— Отдавал приказы направо и налево.
— Прекрасно.
— Приказы были неправильными, но люди повиновались.
— В этом и секрет. Он будет ужасным Императором. Талантливее Калигулы, но бездарнее Нерона.
— Мамиллий гордится царапиной на шлеме. Говорит, теперь осознал, что он — человек действия.
— Выходит, с поэзией покончено. Бедняга…
— Отнюдь, Император. Он говорит, действие пробудило в нем поэта, и он сочинил идеальное стихотворение.
— Не поэму?
— Эпиграмму, Кесарь. «Ефросиния прекрасна, но глупа».
Император сосредоточенно склонил голову набок.
— Но мы-то знаем, что она чрезвычайно умна и находчива.
Фанокл приподнялся на своем ложе.
— Откуда вам это известно?
Император стал перекатывать пальцами виноградину.
— Разумеется, я на ней женюсь. Не смотри на меня так, Фанокл, и не бойся, что я прикажу тебя задушить, когда увижу ее лицо. К несчастью, в моем возрасте это будет лишь видимость брака. Однако брак обеспечит ей безопасность, уединение и в некотором роде спокойствие. У нее ведь заячья губа, верно?
Лицо Фанокла налилось кровью, глаза выпучились. Император поднял указательный палец.
— Только юный глупец вроде Мамиллия мог принять болезненную застенчивость за надлежащую скромность. Скажу тебе по секрету и надеюсь, женщины меня не услышат, но я на собственном опыте удостоверился, что скромность придумали мужчины. Интересно, целомудрие — тоже наше изобретение? Ни одна женщина не станет так долго и упорно скрывать свое лицо, если в нем нет изъяна.
— Я не смел вам признаться.
— Думал, что я оказываю тебе гостеприимство ради нее? Увы Мамиллию и романтической любви! Персей и Андромеда! Он меня возненавидит.
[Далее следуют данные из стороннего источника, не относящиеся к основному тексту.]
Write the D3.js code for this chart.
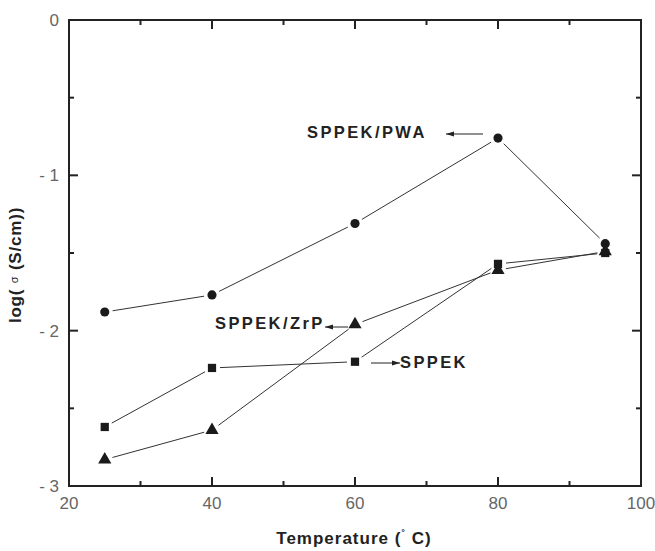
<!DOCTYPE html>
<html>
<head>
<meta charset="utf-8">
<script src="https://cdn.jsdelivr.net/npm/d3@7"></script>
<style>
  body { margin: 0; background: #fff; }
  svg { display: block; }
</style>
</head>
<body>
<svg width="655" height="551"></svg>
<script>
var temps = [25, 40, 60, 80, 95];
var pwa = [-1.88, -1.77, -1.31, -0.76, -1.44];
var zrp = [-2.83, -2.64, -1.96, -1.61, -1.49];
var sppek = [-2.62, -2.24, -2.20, -1.57, -1.50];
var xTicks = [20, 40, 60, 80, 100];
var yTicks = [0, -1, -2, -3];

var svg = d3.select('svg');
var plotL = 69, plotR = 641, plotT = 20, plotB = 486;

var x = d3.scaleLinear().domain([20, 100]).range([plotL, plotR]);
var y = d3.scaleLinear().domain([-3, 0]).range([plotB, plotT]);

var ink = "#222";

// frame
svg.append("rect")
    .attr("x", plotL).attr("y", plotT)
    .attr("width", plotR - plotL).attr("height", plotB - plotT)
    .attr("fill", "none").attr("stroke", ink).attr("stroke-width", 2);

// ticks (inward, all four sides)
var xMinor = d3.range(30, 100, 20);
var yMinor = [-0.5, -1.5, -2.5];
function tickLines(vals, len, horiz) {
    vals.forEach(function(v) {
        if (horiz) {
            svg.append("line").attr("x1", x(v)).attr("x2", x(v)).attr("y1", plotB).attr("y2", plotB - len)
                .attr("stroke", ink).attr("stroke-width", 2);
            svg.append("line").attr("x1", x(v)).attr("x2", x(v)).attr("y1", plotT).attr("y2", plotT + len)
                .attr("stroke", ink).attr("stroke-width", 2);
        } else {
            svg.append("line").attr("y1", y(v)).attr("y2", y(v)).attr("x1", plotL).attr("x2", plotL + len)
                .attr("stroke", ink).attr("stroke-width", 2);
            svg.append("line").attr("y1", y(v)).attr("y2", y(v)).attr("x1", plotR).attr("x2", plotR - len)
                .attr("stroke", ink).attr("stroke-width", 2);
        }
    });
}
tickLines(xTicks.slice(1, -1), 9, true);
tickLines(xMinor, 5, true);
tickLines(yTicks.slice(1, -1), 9, false);
tickLines(yMinor, 5, false);

// tick labels
svg.selectAll(".xl").data(xTicks).enter().append("text")
    .attr("x", function(d) { return x(d); })
    .attr("y", plotB + 23)
    .attr("text-anchor", "middle")
    .style("font-family", "Liberation Sans, Arial, sans-serif")
    .style("font-size", "17px")
    .attr("fill", "#666")
    .text(function(d) { return d; });

svg.selectAll(".yl").data(yTicks).enter().append("text")
    .attr("x", plotL - 10)
    .attr("y", function(d) { return y(d) + 6; })
    .attr("text-anchor", "end")
    .style("font-family", "Liberation Sans, Arial, sans-serif")
    .style("font-size", "17px")
    .attr("fill", "#666")
    .text(function(d) { return d === 0 ? "0" : "- " + Math.abs(d); });

// axis titles
svg.append("text")
    .attr("x", 354).attr("y", 544)
    .attr("text-anchor", "middle")
    .style("font-family", "Liberation Sans, Arial, sans-serif")
    .style("font-size", "17px").style("font-weight", "bold")
    .style("letter-spacing", "1px")
    .attr("fill", ink)
    .html("Temperature (<tspan font-size='11px' dy='-6'>˚</tspan><tspan dy='6'> C)</tspan>");

svg.append("text")
    .attr("text-anchor", "middle")
    .attr("transform", "translate(21,265)rotate(-90)")
    .style("font-family", "Liberation Sans, Arial, sans-serif")
    .style("font-size", "17px").style("font-weight", "bold")
    .style("letter-spacing", "0.8px")
    .attr("fill", ink)
    .html("log( <tspan font-size='11px' font-weight='normal' dy='-3'>σ</tspan><tspan dy='3'> (S/cm))</tspan>");

// series: lines with gaps at markers
function drawSeries(vals, shape) {
    var pts = temps.map(function(t, i) { return [x(t), y(vals[i])]; });
    var gap = 8;
    for (var i = 0; i < pts.length - 1; i++) {
        var a = pts[i], b = pts[i + 1];
        var dx = b[0] - a[0], dy = b[1] - a[1], L = Math.sqrt(dx * dx + dy * dy);
        var ux = dx / L, uy = dy / L;
        svg.append("line")
            .attr("x1", a[0] + ux * gap).attr("y1", a[1] + uy * gap)
            .attr("x2", b[0] - ux * gap).attr("y2", b[1] - uy * gap)
            .attr("stroke", "#333").attr("stroke-width", 1);
    }
    var sym = {
        circle: d3.symbol().type(d3.symbolCircle).size(66),
        square: d3.symbol().type(d3.symbolSquare).size(68),
        triangle: d3.symbol().type(d3.symbolTriangle).size(75)
    }[shape];
    svg.selectAll(".m-" + shape).data(pts).enter().append("path")
        .attr("d", sym)
        .attr("transform", function(d) { return "translate(" + d[0] + "," + d[1] + ")"; })
        .attr("fill", "#1a1a1a");
}
drawSeries(pwa, "circle");
drawSeries(sppek, "square");
drawSeries(zrp, "triangle");

// annotations
function label(txt, tx, ty, anchor) {
    svg.append("text")
        .attr("x", tx).attr("y", ty)
        .attr("text-anchor", anchor)
        .style("font-family", "Liberation Sans, Arial, sans-serif")
        .style("font-size", "16.5px").style("font-weight", "bold")
        .style("letter-spacing", "2.4px")
        .attr("fill", ink)
        .text(txt);
}
function arrow(x1, x2, yy) {
    svg.append("line").attr("x1", x1).attr("x2", x2).attr("y1", yy).attr("y2", yy)
        .attr("stroke", ink).attr("stroke-width", 1);
    var dir = x2 > x1 ? 1 : -1;
    svg.append("path")
        .attr("d", "M" + x2 + "," + yy + "L" + (x2 - dir * 8) + "," + (yy - 2.5) + "L" + (x2 - dir * 8) + "," + (yy + 2.5) + "Z")
        .attr("fill", ink);
}
label("SPPEK/PWA", 307, 138, "start");
arrow(483, 446, 134);
label("SPPEK/ZrP", 215, 329, "start");
arrow(348, 325, 327);
label("SPPEK", 400, 368, "start");
arrow(371, 400, 363);
</script>
</body>
</html>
Император не имеет права на обычные человеческие чувства.
— Я сожалею.
— Я тоже, Фанокл, и не только о себе. Ты никогда не думал применить свой неординарный ум в медицине?
— Нет, Кесарь.
— Хочешь, объясню, почему?
— Я весь внимание.
Голос Императора звучал четко и деликатно, слова сыпались в тишине, словно галька.
— Я уже говорил, что ты высокомерен. И кроме того, эгоистичен. В своей вселенной ты одинок; есть только ты и законы природы, а люди — лишь препятствие и обуза. Я тоже эгоистичен и одинок, но все же считаю, что отдельные люди имеют право на независимое существование. Ох уж эти естествоиспытатели! Интересно, сколько вас в мире? Ваш целеустремленный эгоизм, ваша колоссальная преданность единственному делу способны стереть жизнь с лица земли, как я стираю пыльцу с этой виноградины.
Он принюхался.
— Однако довольно болтать. Сейчас подадут форель.
Подача блюд всегда представляла собой целый ритуал в исполнении дворецкого и слуг. Император тут же нарушил собственный завет.
— Интересно, не слишком ли ты молод? Или же, как бывает у меня, когда ты перечитываешь хорошую книгу, половина удовольствия состоит в том, чтобы погрузиться в то время, когда ты прочел ее впервые? Видишь, Фанокл, какой я эгоист! Если бы я собрался прочесть пасторали, то не перенесся бы в Римскую Аркадию, а вновь стал бы мальчиком, который разучивает отрывок для учителя.
Фанокл постепенно приходил в себя.
— Немного же пользы от такого чтения, Кесарь.